The quest for independence will subside only once the abuse of power stops. This is what Mariano Rajoy would do if he were to act as a statesman whose goal is to stabilise Spain as a pluralist liberal democracy based on the consent of all Spaniards.

However, he has chosen to act as a politician instead – a leader of the nationalist People’s Party which came to power on the platform of suppressing Catalan autonomy. The more relentless his stance towards Catalonia, the stronger his support among Spanish nationalists, thus securing a win in the 2020 general elections. This is the reason why there is no hope that he will grant the citizens of Catalonia the basic right to vote that they have been demanding, and why he is now refusing the international meditation that might force him to play by the rules of liberal democratic governments.
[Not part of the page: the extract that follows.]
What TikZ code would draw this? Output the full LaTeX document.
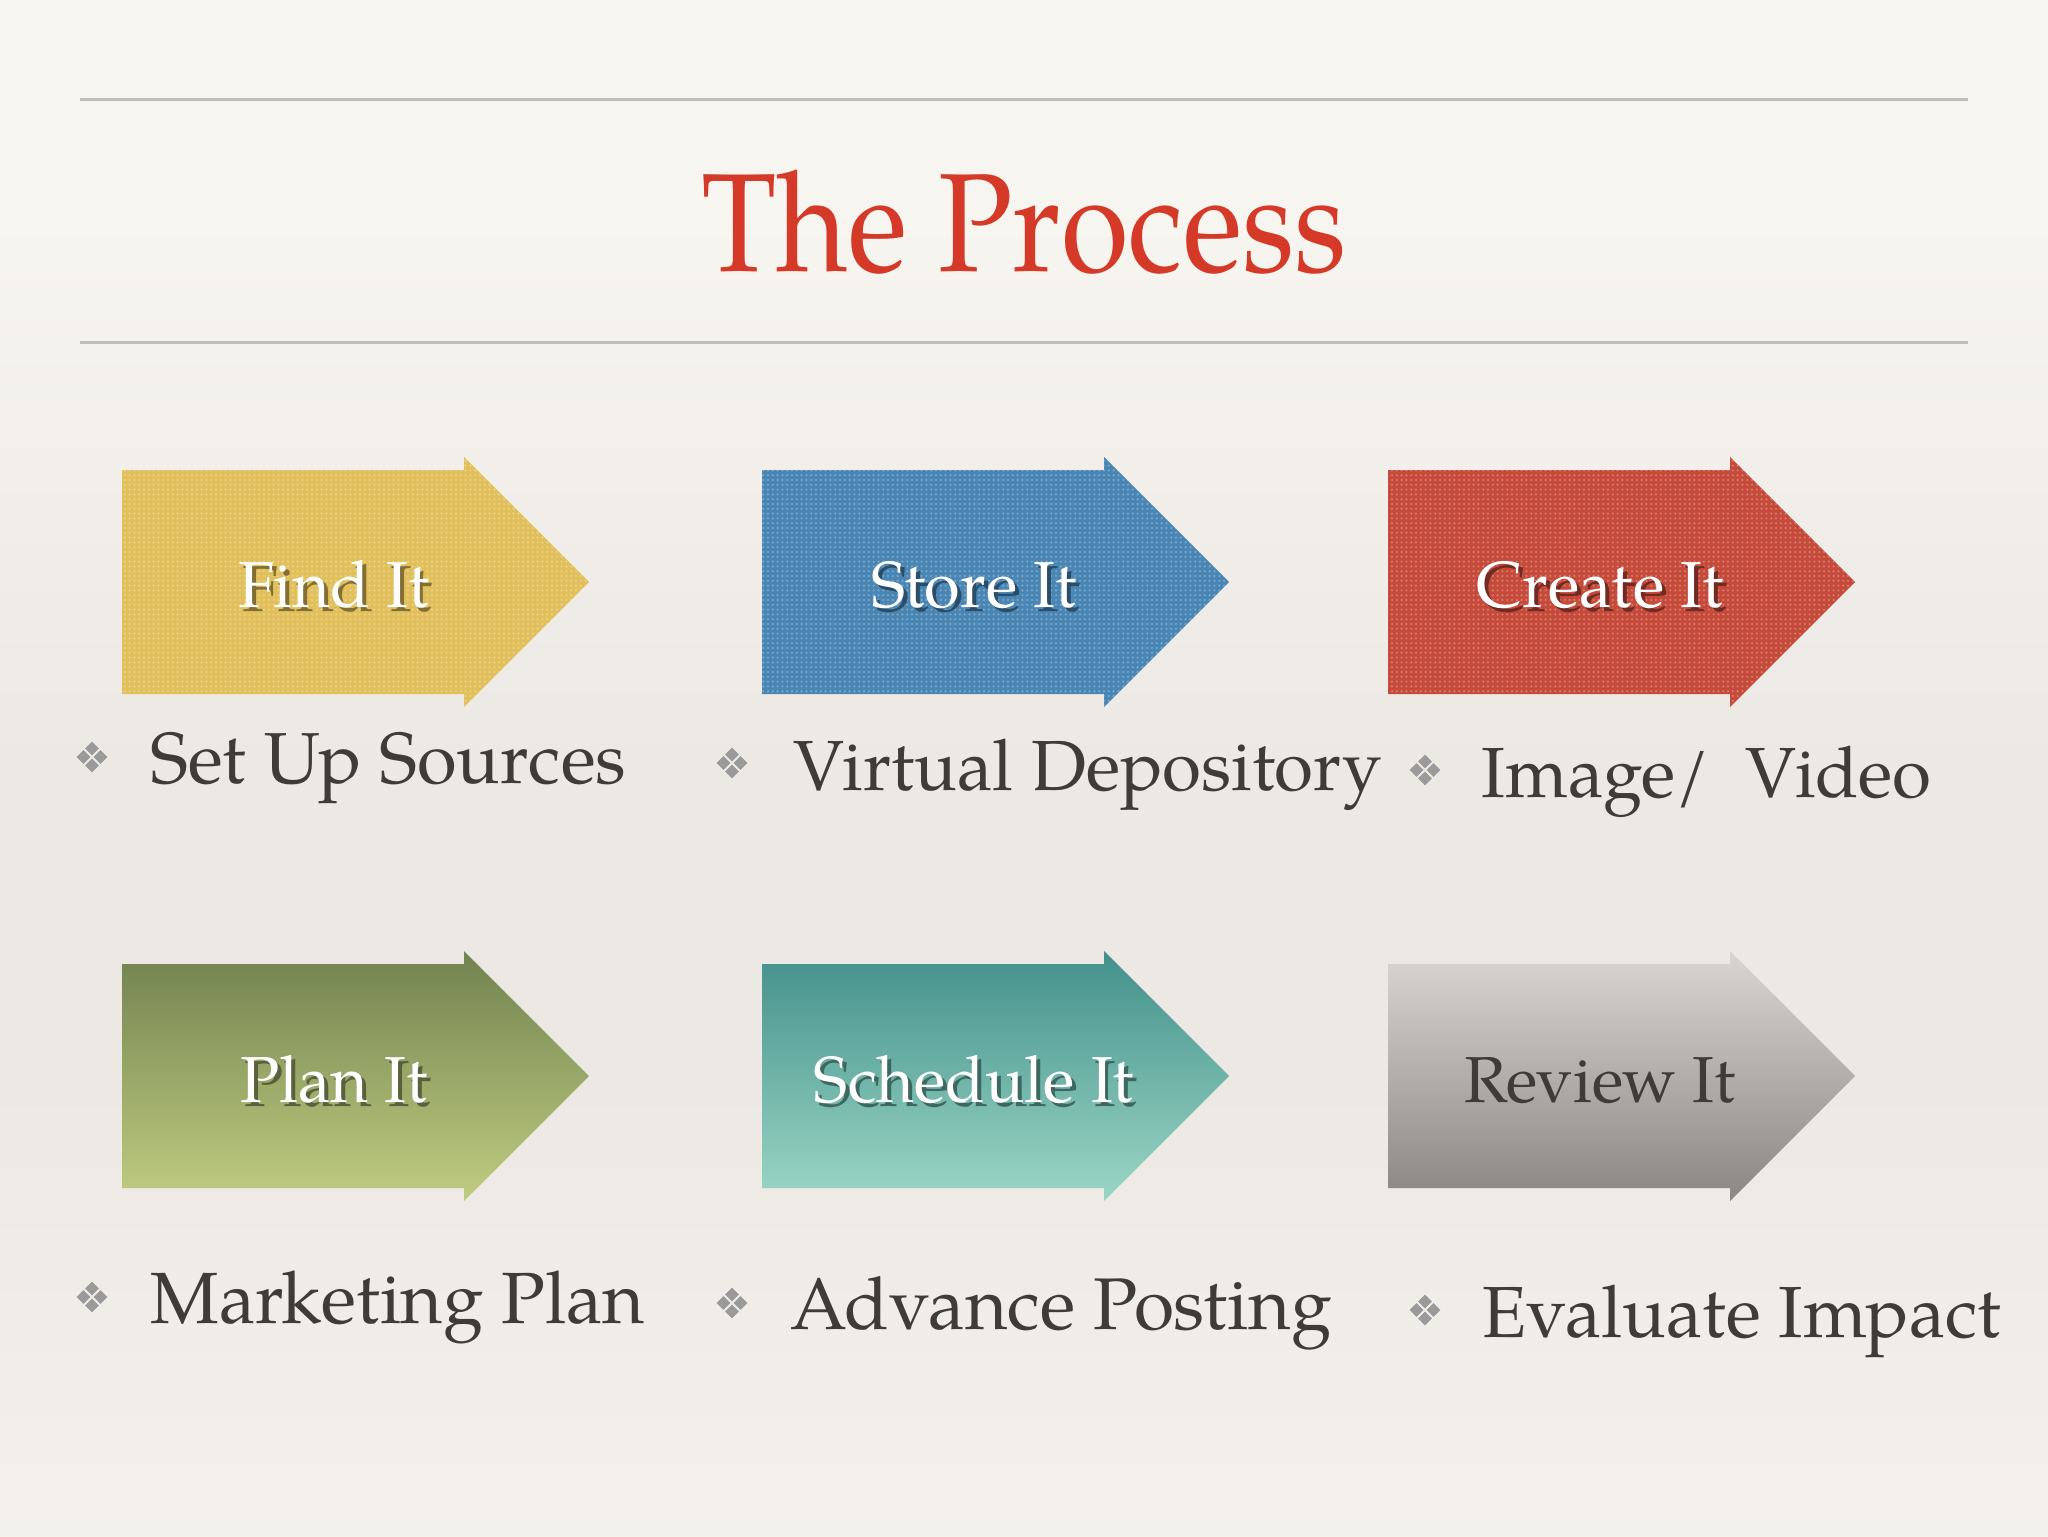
\documentclass[tikz,border=0pt]{standalone}
\usepackage{fontspec}
\setmainfont{TeX Gyre Pagella}
\usetikzlibrary{patterns.meta}
\definecolor{bgA}{HTML}{F7F5EF}
\definecolor{bgB}{HTML}{ECE8E4}
\definecolor{rulegray}{HTML}{BFBFB7}
\definecolor{titlered}{HTML}{D53A29}
\definecolor{bodytext}{HTML}{403B38}
\definecolor{bulletgray}{HTML}{9A9A9A}
\definecolor{findcol}{HTML}{E1C05C}
\definecolor{storecol}{HTML}{4A86B4}
\definecolor{createcol}{HTML}{C54A3A}
\definecolor{plantop}{HTML}{728250}
\definecolor{planbot}{HTML}{C0CC80}
\definecolor{planmid}{HTML}{98A766}
\definecolor{schedtop}{HTML}{43908B}
\definecolor{schedbot}{HTML}{9BD6C4}
\definecolor{schedmid}{HTML}{6AB2A8}
\definecolor{revtop}{HTML}{DAD5D1}
\definecolor{revbot}{HTML}{8B8683}
\pgfdeclareverticalshading{bgshade}{100bp}{color(0bp)=(bgA); color(18bp)=(bgA); color(40bp)=(bgB); color(50bp)=(bgB); color(68bp)=(bgA); color(100bp)=(bgA)}
% white text with a soft dark shadow, in one box
\newcommand\shadowtext[2]{%
  \rlap{\kern2pt\lower2pt\hbox{\color{#1!58!black}#2}}%
  #2}
\begin{document}
\begin{tikzpicture}[x=0.5pt,y=-0.5pt,
  arrowat/.style 2 args={insert path={(#1,#2-112) -- (#1+342,#2-112) -- (#1+342,#2-125) -- (#1+467,#2) -- (#1+342,#2+125) -- (#1+342,#2+112) -- (#1,#2+112) -- cycle}},
  texture/.style={pattern={Dots[distance=2.4pt,radius=0.6pt]}, pattern color=white, opacity=0.28},
  lbl/.style={anchor=base, inner sep=0pt, font=\fontsize{32.5}{39}\selectfont, text=white},
  item/.style={anchor=base west, inner sep=0pt, font=\fontsize{#1}{42}\selectfont, text=bodytext},
  item/.default=35.5,
  rule/.style={draw=rulegray, line width=1.5pt},
  diam/.style={fill=bulletgray},
]
\useasboundingbox (0,0) rectangle (2048,1536);
\shade[shading=bgshade] (0,0) rectangle (2048,1536);

% rules
\coordinate (r1a) at (80,100);  \coordinate (r1b) at (1968,100);
\coordinate (r2a) at (80,342);  \coordinate (r2b) at (1968,342);
\draw[rule] (r1a) -- (r1b);
\draw[rule] (r2a) -- (r2b);

% title
\node[anchor=base, inner sep=0pt, text=titlered, font=\fontsize{70}{80}\selectfont] (title) at (1024,271) {\scalebox{0.88}[1]{The Process}};

% arrows row 1
\fill[findcol, arrowat={122}{582}];
\fill[texture, arrowat={122}{582}];
\fill[storecol, arrowat={762}{582}];
\fill[texture, arrowat={762}{582}];
\fill[createcol, arrowat={1388}{582}];
\fill[texture, arrowat={1388}{582}];
% arrows row 2
\shade[top color=plantop, bottom color=planbot, arrowat={122}{1076}];
\shade[top color=schedtop, bottom color=schedbot, arrowat={762}{1076}];
\shade[top color=revtop, bottom color=revbot, arrowat={1388}{1076}];

% labels
\node[lbl] (find) at (334,607) {\shadowtext{findcol}{Find It}};
\node[lbl] (store) at (974,607) {\shadowtext{storecol}{Store It}};
\node[lbl] (create) at (1600,607) {\shadowtext{createcol}{Create It}};
\node[lbl] (plan) at (334,1102) {\shadowtext{planmid}{Plan It}};
\node[lbl] (sched) at (974,1102) {\shadowtext{schedmid}{Schedule It}};
\node[lbl, text=bodytext] (review) at (1600,1102) {Review It};

% bullets
\foreach \n/\cx/\cy in {b1/92/757, b2/732/763, b3/1425/770, b4/92/1297, b5/732/1303, b6/1425/1310}{
  \foreach \dx/\dy in {0/-8.5, 0/8.5, -8.5/0, 8.5/0}{
    \fill[diam] (\cx+\dx,\cy+\dy-6.8) -- (\cx+\dx+6.8,\cy+\dy) -- (\cx+\dx,\cy+\dy+6.8) -- (\cx+\dx-6.8,\cy+\dy) -- cycle;
  }
  \coordinate (\n) at (\cx,\cy);
}

% bullet texts
\node[item=36.1] (t1) at (150,783) {Set Up Sources};
\node[item] (t2) at (793,790) {Virtual Depository};
\node[item] (t3) at (1481,797) {Image/\ \ Video};
\node[item=36.3] (t4) at (150,1323) {Marketing Plan};
\node[item=36.6] (t5) at (790,1329) {Advance Posting};
\node[item=36.2] (t6) at (1482,1337) {Evaluate Impact};
\end{tikzpicture}
\end{document}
It has also become clear that the European Union will not take, voluntarily, a formal stance against the abuse of power by the current Spanish government. But the EU might be forced to do so under the pressure of its citizens, and for this, it has provided both the procedure and the channels.

I propose that therefore the only recourse we have is a civil action of the kind I am proposing: thousands of claims filed with the European Commission, the Council of Europe and the United Nations.